Литературный критик я не только плохой, но ужасающий. Я должен извиниться за то, что я здесь наболтал. Но я отвечаю вот, кого из классиков я люблю и у кого надо учиться.
Что касается современных писателей, то я думаю, что мы приближаемся ко времени «гамбургского счета», как писал когда-то Шкловский. Я лично не верю в то, что писатель есть человек с какой-то физической способностью к писанию, что в мозгу у него есть мозоль, которая толкает его перо, и что у писателя мозги и сердце увеличены против стандарта. Мне кажется, что мы подходим к той поре, когда сочинения схоластические, надуманные, не пронизанные страстью и искренностью, отживают свой век и не будут засорять нашу литературу.
А персонально если назвать, то я считаю, что на хорошем, правильном пути находится Шолохов. Это человек, в писаниях которого есть добротность ткани. Когда читаешь его, то видишь то, что читаешь, и написано это горячо. Дело вот в чем. Подстилка, подкладка его сочинений не так значительна, как подкладка сочинений Толстого, потому что когда у Толстого барин выходит и скажет: «Извозчик, двугривенный, на Тверскую», то все это носит характер мирового события, которое укладывается в мировую гармонию.

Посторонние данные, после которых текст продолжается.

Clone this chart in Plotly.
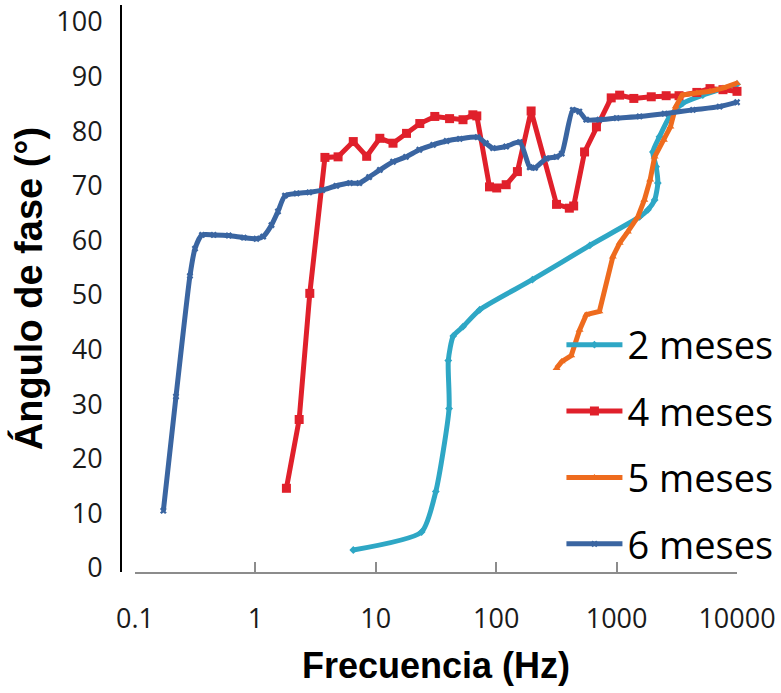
import plotly.graph_objects as go

# ---- data ----
f_2m = [6.5, 24, 31.5, 40.6, 40.0, 44, 53, 73, 200, 600, 1550, 1820, 2070, 2200, 2130, 2000, 2270, 2760, 3540, 5200, 10000]
p_2m = [3.3, 6.6, 14.0, 29.2, 38.0, 42.5, 44.2, 47.3, 52.8, 59.1, 64.3, 65.6, 67.4, 70.5, 73.5, 76.2, 79.0, 82.7, 85.1, 86.6, 88.6]

f_4m = [1.81, 2.31, 2.83, 3.78, 4.86, 6.5, 8.4, 10.8, 13.9, 18, 23.2, 30.9, 41, 53, 64, 69, 88, 101, 121, 150, 195,
        317, 405, 440, 542, 680, 902, 1060, 1390, 1940, 2580, 3300, 4640, 5970, 7650, 10000]
p_4m = [14.6, 27.2, 50.3, 75.2, 75.3, 78.1, 75.4, 78.7, 77.8, 79.6, 81.4, 82.7, 82.3, 82.1, 83.0, 82.8, 69.8, 69.6, 70.2, 72.6, 83.7,
        66.6, 65.9, 66.3, 76.2, 80.8, 86.1, 86.6, 86.0, 86.3, 86.5, 86.5, 87.1, 87.8, 87.6, 87.3]

f_5m = [317, 350, 420, 493, 560, 720, 930, 1060, 1240, 1500, 1700, 1900, 2070, 2470, 2800, 3100, 3500, 4640, 5970, 7650, 10000]
p_5m = [36.6, 37.8, 38.9, 43.6, 46.4, 47.0, 57.0, 59.5, 61.6, 64.3, 67.4, 71.1, 75.3, 78.4, 80.8, 84.5, 86.6, 87.0, 87.3, 87.9, 88.8]

f_6m = [0.172, 0.219, 0.286, 0.315, 0.36, 0.45, 0.6, 0.8, 1.02, 1.16, 1.36, 1.54, 1.76, 2.2, 2.8, 3.6, 4.7, 6.1, 7.3, 8.8,
        10.8, 13.9, 17.8, 23, 29.9, 38.7, 49.8, 70, 82, 94, 121, 157, 190, 210, 261, 316, 350, 433, 490, 560, 720,
        1000, 1550, 2500, 4300, 7160, 10000]
p_6m = [10.5, 31.4, 53.5, 58.5, 61.0, 61.0, 60.9, 60.5, 60.3, 60.7, 62.8, 65.3, 68.2, 68.6, 68.8, 69.2, 70.0, 70.5, 70.5, 71.6,
        72.9, 74.4, 75.3, 76.6, 77.5, 78.2, 78.6, 78.9, 77.8, 76.9, 77.2, 78.0, 73.4, 73.3, 75.0, 75.3, 75.9, 83.9, 83.6, 82.1, 82.1,
        82.4, 82.7, 83.2, 83.9, 84.5, 85.3]

x_tickvals = [0.1, 1, 10, 100, 1000, 10000]
x_ticktext = ["0.1", "1", "10", "100", "1000", "10000"]
y_tickvals = [0, 10, 20, 30, 40, 50, 60, 70, 80, 90, 100]

series = [
    ("2 meses", f_2m, p_2m, "#2EA7C5", "diamond", 6, "spline"),
    ("4 meses", f_4m, p_4m, "#E0202B", "square", 9, "linear"),
    ("5 meses", f_5m, p_5m, "#EE6B1E", "triangle-up", 7, "linear"),
    ("6 meses", f_6m, p_6m, "#3A65A1", "x", 6, "spline"),
]

fig = go.Figure()
for i, (name, xs, ys, col, sym, msz, shape) in enumerate(series):
    fig.add_trace(go.Scatter(
        x=xs, y=ys, name=name, mode="lines+markers",
        line=dict(color=col, width=5, shape=shape, smoothing=0.6),
        marker=dict(color=col, symbol=sym, size=msz, line=dict(width=0)),
        cliponaxis=False, legendgroup=f"g{i}",
    ))

tick_font = dict(family="Open Sans", size=27, color="#1a1a1a")

fig.update_layout(
    width=781, height=693,
    margin=dict(l=121, r=44, t=5, b=121, autoexpand=False),
    plot_bgcolor="white", paper_bgcolor="white",
    showlegend=True,
    legend=dict(
        x=0.715, y=0.456, xanchor="left", yanchor="top",
        font=dict(family="Open Sans", size=38, color="#000000"),
        bgcolor="rgba(0,0,0,0)", borderwidth=0,
        tracegroupgap=14, itemwidth=56,
    ),
    xaxis=dict(
        type="log", range=[-1, 4], domain=[14 / 616, 1],
        tickvals=x_tickvals, ticktext=x_ticktext,
        ticks="inside", ticklen=10, tickwidth=2, tickcolor="#8C8C8C",
        showline=True, linecolor="#8C8C8C", linewidth=2,
        showgrid=False, zeroline=False, automargin=False,
        tickfont=tick_font, ticklabelstandoff=22,
        title=dict(text="<b>Frecuencia (Hz)</b>",
                   font=dict(family="Liberation Sans", size=36, color="#000000"), standoff=17),
    ),
    yaxis=dict(
        range=[-0.73, 103.11], anchor="free", position=0,
        tickvals=y_tickvals, ticks="",
        showline=True, linecolor="#000000", linewidth=2,
        showgrid=False, zeroline=False, automargin=False,
        tickfont=tick_font, ticklabelstandoff=12,
        title=dict(text="<b>Ángulo de fase (°)</b>",
                   font=dict(family="Liberation Sans", size=38, color="#000000"), standoff=1),
    ),
)

fig.write_html("out.html", post_script="document.body.style.margin='0';",
               config={"displayModeBar": False})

У Шолохова о такой значительности деталей не может быть и речи, но я считаю, что это человек с большой внутренней начинкой, который находится на правильном пути.
Высоко я очень ставлю Валентина Катаева, который, считаю, будет писать все лучше и лучше, который проделал очень правильную эволюцию, который, делаясь старше, делается серьезнее и книгу которого «Белеет парус одинокий» я считаю необыкновенно полезной для советской литературы. Книга Катаева сделала очень много для того, чтобы вернуть советскую литературу к великим традициям литературы: к скульптурности и простоте, к изобразительному искусству, которое у нас почти потеряно. У нас почти не умеют показать вещь, а о ней очень многословно рассказывают, причем техника ужасающая. Я лично считаю, что Валентин Катаев на большом и долгом подъеме и будет писать все лучше и лучше. Это одна из больших надежд.